### Direction
Every line below should be copied exactly; drop the pictures.

### Given data
▼
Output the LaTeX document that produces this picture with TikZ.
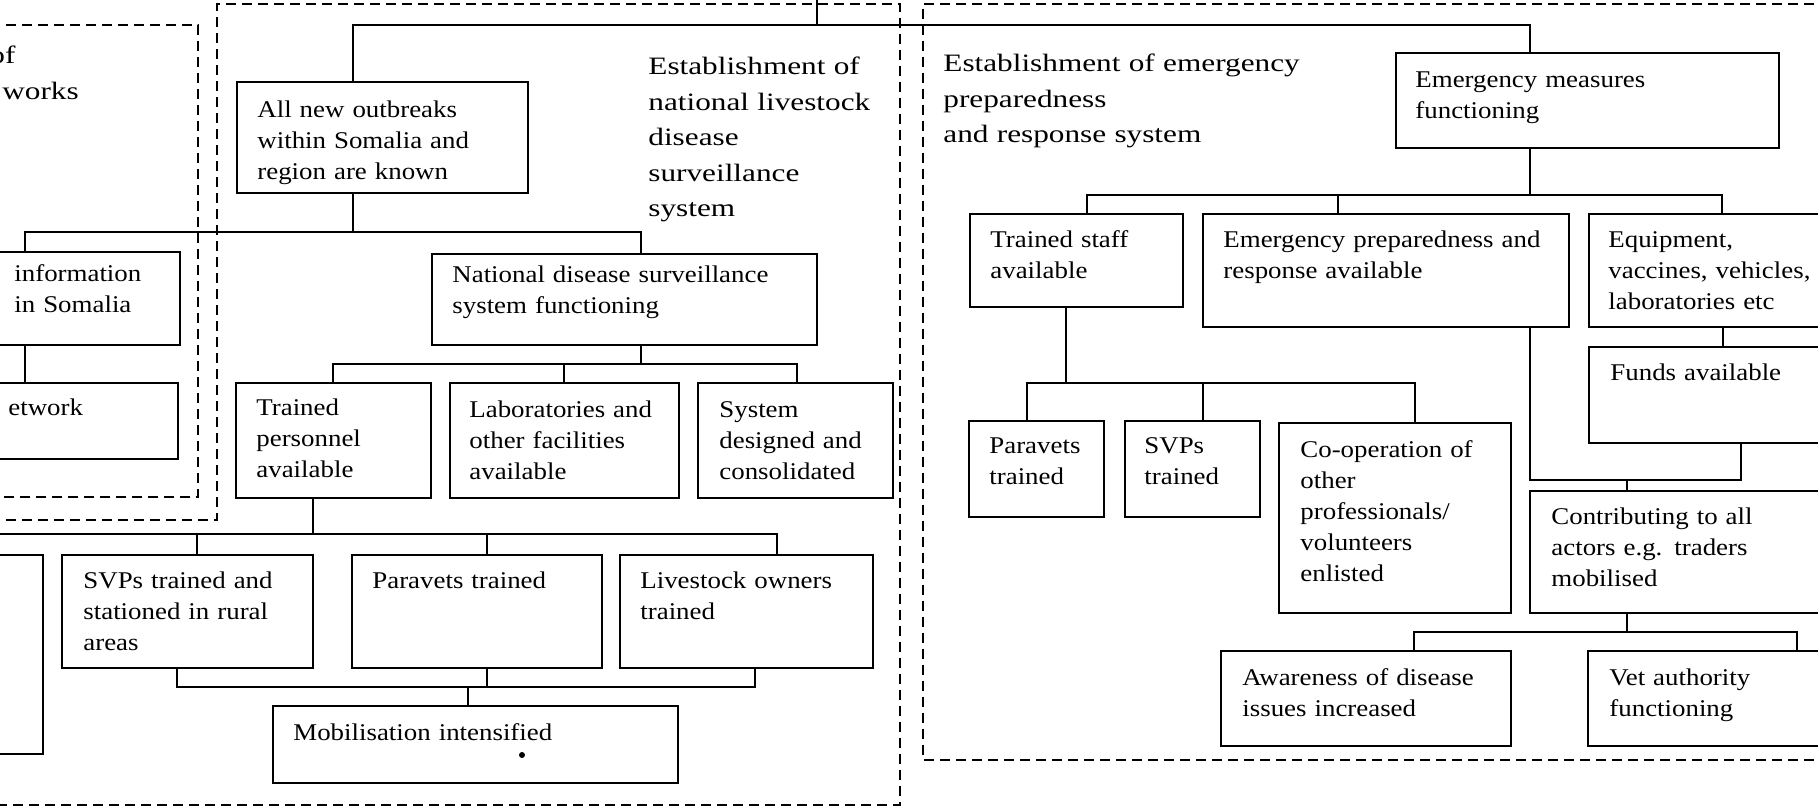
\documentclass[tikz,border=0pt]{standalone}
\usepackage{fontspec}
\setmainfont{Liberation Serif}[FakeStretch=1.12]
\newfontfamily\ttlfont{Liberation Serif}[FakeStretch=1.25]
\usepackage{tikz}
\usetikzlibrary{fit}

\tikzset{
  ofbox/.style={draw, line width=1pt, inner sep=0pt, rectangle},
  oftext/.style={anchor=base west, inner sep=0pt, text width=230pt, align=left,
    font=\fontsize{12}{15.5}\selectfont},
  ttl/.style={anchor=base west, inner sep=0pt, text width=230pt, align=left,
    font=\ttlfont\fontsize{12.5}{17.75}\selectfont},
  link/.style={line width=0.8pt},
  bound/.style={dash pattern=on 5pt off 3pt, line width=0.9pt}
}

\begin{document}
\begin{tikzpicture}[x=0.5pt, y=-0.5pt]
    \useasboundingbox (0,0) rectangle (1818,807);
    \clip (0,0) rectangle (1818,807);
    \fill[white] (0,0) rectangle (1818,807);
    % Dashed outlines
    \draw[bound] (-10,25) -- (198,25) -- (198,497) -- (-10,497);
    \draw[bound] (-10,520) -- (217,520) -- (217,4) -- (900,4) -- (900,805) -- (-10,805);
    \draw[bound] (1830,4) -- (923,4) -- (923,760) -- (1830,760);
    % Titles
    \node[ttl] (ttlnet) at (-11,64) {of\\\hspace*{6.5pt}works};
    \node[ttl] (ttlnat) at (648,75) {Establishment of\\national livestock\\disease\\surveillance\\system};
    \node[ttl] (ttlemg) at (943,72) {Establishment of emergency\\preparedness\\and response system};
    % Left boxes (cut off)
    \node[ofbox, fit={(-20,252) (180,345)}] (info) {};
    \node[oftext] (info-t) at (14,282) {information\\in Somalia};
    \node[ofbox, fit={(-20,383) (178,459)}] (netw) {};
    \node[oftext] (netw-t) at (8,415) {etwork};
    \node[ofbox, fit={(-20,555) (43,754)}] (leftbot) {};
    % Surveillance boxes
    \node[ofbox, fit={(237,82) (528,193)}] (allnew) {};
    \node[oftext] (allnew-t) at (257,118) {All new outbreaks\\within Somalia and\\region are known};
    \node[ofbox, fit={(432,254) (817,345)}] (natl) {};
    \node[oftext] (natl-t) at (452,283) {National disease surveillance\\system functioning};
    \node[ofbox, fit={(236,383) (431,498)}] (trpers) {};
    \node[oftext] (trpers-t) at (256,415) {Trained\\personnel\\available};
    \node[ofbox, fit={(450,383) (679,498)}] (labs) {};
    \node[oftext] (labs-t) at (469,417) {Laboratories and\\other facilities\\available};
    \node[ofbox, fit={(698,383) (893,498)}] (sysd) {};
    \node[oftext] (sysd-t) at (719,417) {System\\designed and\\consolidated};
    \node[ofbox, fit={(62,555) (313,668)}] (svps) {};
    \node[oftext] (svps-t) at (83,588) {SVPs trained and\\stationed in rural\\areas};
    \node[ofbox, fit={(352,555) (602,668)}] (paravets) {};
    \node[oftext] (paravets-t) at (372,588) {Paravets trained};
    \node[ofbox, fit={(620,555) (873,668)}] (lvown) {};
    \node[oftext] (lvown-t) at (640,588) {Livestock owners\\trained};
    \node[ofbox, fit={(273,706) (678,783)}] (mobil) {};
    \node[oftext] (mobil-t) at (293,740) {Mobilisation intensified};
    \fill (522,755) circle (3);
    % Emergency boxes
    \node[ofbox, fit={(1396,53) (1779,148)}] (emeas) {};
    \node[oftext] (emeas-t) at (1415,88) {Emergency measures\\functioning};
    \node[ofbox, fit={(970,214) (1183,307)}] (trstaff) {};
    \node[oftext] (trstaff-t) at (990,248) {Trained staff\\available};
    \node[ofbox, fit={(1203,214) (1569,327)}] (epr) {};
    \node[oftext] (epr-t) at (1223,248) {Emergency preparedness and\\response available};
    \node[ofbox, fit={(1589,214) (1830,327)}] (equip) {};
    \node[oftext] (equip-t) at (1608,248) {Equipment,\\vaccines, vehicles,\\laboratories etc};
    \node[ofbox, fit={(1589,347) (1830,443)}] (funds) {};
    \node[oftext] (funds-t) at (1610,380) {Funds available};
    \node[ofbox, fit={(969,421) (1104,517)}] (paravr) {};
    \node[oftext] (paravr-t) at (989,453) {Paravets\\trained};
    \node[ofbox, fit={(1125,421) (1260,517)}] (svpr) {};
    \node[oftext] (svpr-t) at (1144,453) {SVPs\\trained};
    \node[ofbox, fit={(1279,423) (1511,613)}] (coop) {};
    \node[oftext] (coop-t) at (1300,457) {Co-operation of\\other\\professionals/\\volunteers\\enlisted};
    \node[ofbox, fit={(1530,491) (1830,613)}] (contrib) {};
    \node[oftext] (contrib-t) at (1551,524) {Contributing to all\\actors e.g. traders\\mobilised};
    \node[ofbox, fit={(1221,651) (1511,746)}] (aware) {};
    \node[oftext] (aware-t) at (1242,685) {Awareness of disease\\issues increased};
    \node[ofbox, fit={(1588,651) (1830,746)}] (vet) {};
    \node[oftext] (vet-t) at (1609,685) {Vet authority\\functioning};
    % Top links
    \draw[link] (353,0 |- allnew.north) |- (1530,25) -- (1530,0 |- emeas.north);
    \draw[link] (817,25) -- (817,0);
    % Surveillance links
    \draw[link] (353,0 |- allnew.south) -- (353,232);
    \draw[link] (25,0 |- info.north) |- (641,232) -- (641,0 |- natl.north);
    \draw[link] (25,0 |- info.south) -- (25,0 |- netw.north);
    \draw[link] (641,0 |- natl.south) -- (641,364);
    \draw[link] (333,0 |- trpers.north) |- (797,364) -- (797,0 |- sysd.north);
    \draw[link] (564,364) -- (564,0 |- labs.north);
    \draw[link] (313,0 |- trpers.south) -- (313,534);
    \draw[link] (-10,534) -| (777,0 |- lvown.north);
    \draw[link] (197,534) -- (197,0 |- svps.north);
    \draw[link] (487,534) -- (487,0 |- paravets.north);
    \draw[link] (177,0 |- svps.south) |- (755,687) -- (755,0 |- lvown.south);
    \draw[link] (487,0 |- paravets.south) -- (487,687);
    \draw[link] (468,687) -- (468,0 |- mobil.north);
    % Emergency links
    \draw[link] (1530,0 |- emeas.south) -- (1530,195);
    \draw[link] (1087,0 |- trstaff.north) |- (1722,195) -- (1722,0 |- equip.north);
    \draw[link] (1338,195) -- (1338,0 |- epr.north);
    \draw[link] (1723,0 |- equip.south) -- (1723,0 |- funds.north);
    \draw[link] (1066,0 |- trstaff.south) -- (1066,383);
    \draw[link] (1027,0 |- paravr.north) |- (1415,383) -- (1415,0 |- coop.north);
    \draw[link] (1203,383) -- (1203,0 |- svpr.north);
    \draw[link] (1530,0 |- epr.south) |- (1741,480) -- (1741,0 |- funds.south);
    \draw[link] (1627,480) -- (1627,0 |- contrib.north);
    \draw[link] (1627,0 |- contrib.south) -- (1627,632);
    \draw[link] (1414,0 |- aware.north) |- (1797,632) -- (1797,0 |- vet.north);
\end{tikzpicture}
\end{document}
▲
### Result of this exercise
Output the LaTeX document that produces this picture with TikZ.
\documentclass[tikz,border=0pt]{standalone}
\usepackage{fontspec}
\setmainfont{Liberation Serif}[FakeStretch=1.12]
\newfontfamily\ttlfont{Liberation Serif}[FakeStretch=1.25]
\usepackage{tikz}
\usetikzlibrary{fit}

\tikzset{
  ofbox/.style={draw, line width=1pt, inner sep=0pt, rectangle},
  oftext/.style={anchor=base west, inner sep=0pt, text width=230pt, align=left,
    font=\fontsize{12}{15.5}\selectfont},
  ttl/.style={anchor=base west, inner sep=0pt, text width=230pt, align=left,
    font=\ttlfont\fontsize{12.5}{17.75}\selectfont},
  link/.style={line width=0.8pt},
  bound/.style={dash pattern=on 5pt off 3pt, line width=0.9pt}
}

\begin{document}
\begin{tikzpicture}[x=0.5pt, y=-0.5pt]
    \useasboundingbox (0,0) rectangle (1818,807);
    \clip (0,0) rectangle (1818,807);
    \fill[white] (0,0) rectangle (1818,807);
    % Dashed outlines
    \draw[bound] (-10,25) -- (198,25) -- (198,497) -- (-10,497);
    \draw[bound] (-10,520) -- (217,520) -- (217,4) -- (900,4) -- (900,805) -- (-10,805);
    \draw[bound] (1830,4) -- (923,4) -- (923,760) -- (1830,760);
    % Titles
    \node[ttl] (ttlnet) at (-11,64) {of\\\hspace*{6.5pt}works};
    \node[ttl] (ttlnat) at (648,75) {Establishment of\\national livestock\\disease\\surveillance\\system};
    \node[ttl] (ttlemg) at (943,72) {Establishment of emergency\\preparedness\\and response system};
    % Left boxes (cut off)
    \node[ofbox, fit={(-20,252) (180,345)}] (info) {};
    \node[oftext] (info-t) at (14,282) {information\\in Somalia};
    \node[ofbox, fit={(-20,383) (178,459)}] (netw) {};
    \node[oftext] (netw-t) at (8,415) {etwork};
    \node[ofbox, fit={(-20,555) (43,754)}] (leftbot) {};
    % Surveillance boxes
    \node[ofbox, fit={(237,82) (528,193)}] (allnew) {};
    \node[oftext] (allnew-t) at (257,118) {All new outbreaks\\within Somalia and\\region are known};
    \node[ofbox, fit={(432,254) (817,345)}] (natl) {};
    \node[oftext] (natl-t) at (452,283) {National disease surveillance\\system functioning};
    \node[ofbox, fit={(236,383) (431,498)}] (trpers) {};
    \node[oftext] (trpers-t) at (256,415) {Trained\\personnel\\available};
    \node[ofbox, fit={(450,383) (679,498)}] (labs) {};
    \node[oftext] (labs-t) at (469,417) {Laboratories and\\other facilities\\available};
    \node[ofbox, fit={(698,383) (893,498)}] (sysd) {};
    \node[oftext] (sysd-t) at (719,417) {System\\designed and\\consolidated};
    \node[ofbox, fit={(62,555) (313,668)}] (svps) {};
    \node[oftext] (svps-t) at (83,588) {SVPs trained and\\stationed in rural\\areas};
    \node[ofbox, fit={(352,555) (602,668)}] (paravets) {};
    \node[oftext] (paravets-t) at (372,588) {Paravets trained};
    \node[ofbox, fit={(620,555) (873,668)}] (lvown) {};
    \node[oftext] (lvown-t) at (640,588) {Livestock owners\\trained};
    \node[ofbox, fit={(273,706) (678,783)}] (mobil) {};
    \node[oftext] (mobil-t) at (293,740) {Mobilisation intensified};
    \fill (522,755) circle (3);
    % Emergency boxes
    \node[ofbox, fit={(1396,53) (1779,148)}] (emeas) {};
    \node[oftext] (emeas-t) at (1415,88) {Emergency measures\\functioning};
    \node[ofbox, fit={(970,214) (1183,307)}] (trstaff) {};
    \node[oftext] (trstaff-t) at (990,248) {Trained staff\\available};
    \node[ofbox, fit={(1203,214) (1569,327)}] (epr) {};
    \node[oftext] (epr-t) at (1223,248) {Emergency preparedness and\\response available};
    \node[ofbox, fit={(1589,214) (1830,327)}] (equip) {};
    \node[oftext] (equip-t) at (1608,248) {Equipment,\\vaccines, vehicles,\\laboratories etc};
    \node[ofbox, fit={(1589,347) (1830,443)}] (funds) {};
    \node[oftext] (funds-t) at (1610,380) {Funds available};
    \node[ofbox, fit={(969,421) (1104,517)}] (paravr) {};
    \node[oftext] (paravr-t) at (989,453) {Paravets\\trained};
    \node[ofbox, fit={(1125,421) (1260,517)}] (svpr) {};
    \node[oftext] (svpr-t) at (1144,453) {SVPs\\trained};
    \node[ofbox, fit={(1279,423) (1511,613)}] (coop) {};
    \node[oftext] (coop-t) at (1300,457) {Co-operation of\\other\\professionals/\\volunteers\\enlisted};
    \node[ofbox, fit={(1530,491) (1830,613)}] (contrib) {};
    \node[oftext] (contrib-t) at (1551,524) {Contributing to all\\actors e.g. traders\\mobilised};
    \node[ofbox, fit={(1221,651) (1511,746)}] (aware) {};
    \node[oftext] (aware-t) at (1242,685) {Awareness of disease\\issues increased};
    \node[ofbox, fit={(1588,651) (1830,746)}] (vet) {};
    \node[oftext] (vet-t) at (1609,685) {Vet authority\\functioning};
    % Top links
    \draw[link] (353,0 |- allnew.north) |- (1530,25) -- (1530,0 |- emeas.north);
    \draw[link] (817,25) -- (817,0);
    % Surveillance links
    \draw[link] (353,0 |- allnew.south) -- (353,232);
    \draw[link] (25,0 |- info.north) |- (641,232) -- (641,0 |- natl.north);
    \draw[link] (25,0 |- info.south) -- (25,0 |- netw.north);
    \draw[link] (641,0 |- natl.south) -- (641,364);
    \draw[link] (333,0 |- trpers.north) |- (797,364) -- (797,0 |- sysd.north);
    \draw[link] (564,364) -- (564,0 |- labs.north);
    \draw[link] (313,0 |- trpers.south) -- (313,534);
    \draw[link] (-10,534) -| (777,0 |- lvown.north);
    \draw[link] (197,534) -- (197,0 |- svps.north);
    \draw[link] (487,534) -- (487,0 |- paravets.north);
    \draw[link] (177,0 |- svps.south) |- (755,687) -- (755,0 |- lvown.south);
    \draw[link] (487,0 |- paravets.south) -- (487,687);
    \draw[link] (468,687) -- (468,0 |- mobil.north);
    % Emergency links
    \draw[link] (1530,0 |- emeas.south) -- (1530,195);
    \draw[link] (1087,0 |- trstaff.north) |- (1722,195) -- (1722,0 |- equip.north);
    \draw[link] (1338,195) -- (1338,0 |- epr.north);
    \draw[link] (1723,0 |- equip.south) -- (1723,0 |- funds.north);
    \draw[link] (1066,0 |- trstaff.south) -- (1066,383);
    \draw[link] (1027,0 |- paravr.north) |- (1415,383) -- (1415,0 |- coop.north);
    \draw[link] (1203,383) -- (1203,0 |- svpr.north);
    \draw[link] (1530,0 |- epr.south) |- (1741,480) -- (1741,0 |- funds.south);
    \draw[link] (1627,480) -- (1627,0 |- contrib.north);
    \draw[link] (1627,0 |- contrib.south) -- (1627,632);
    \draw[link] (1414,0 |- aware.north) |- (1797,632) -- (1797,0 |- vet.north);
\end{tikzpicture}
\end{document}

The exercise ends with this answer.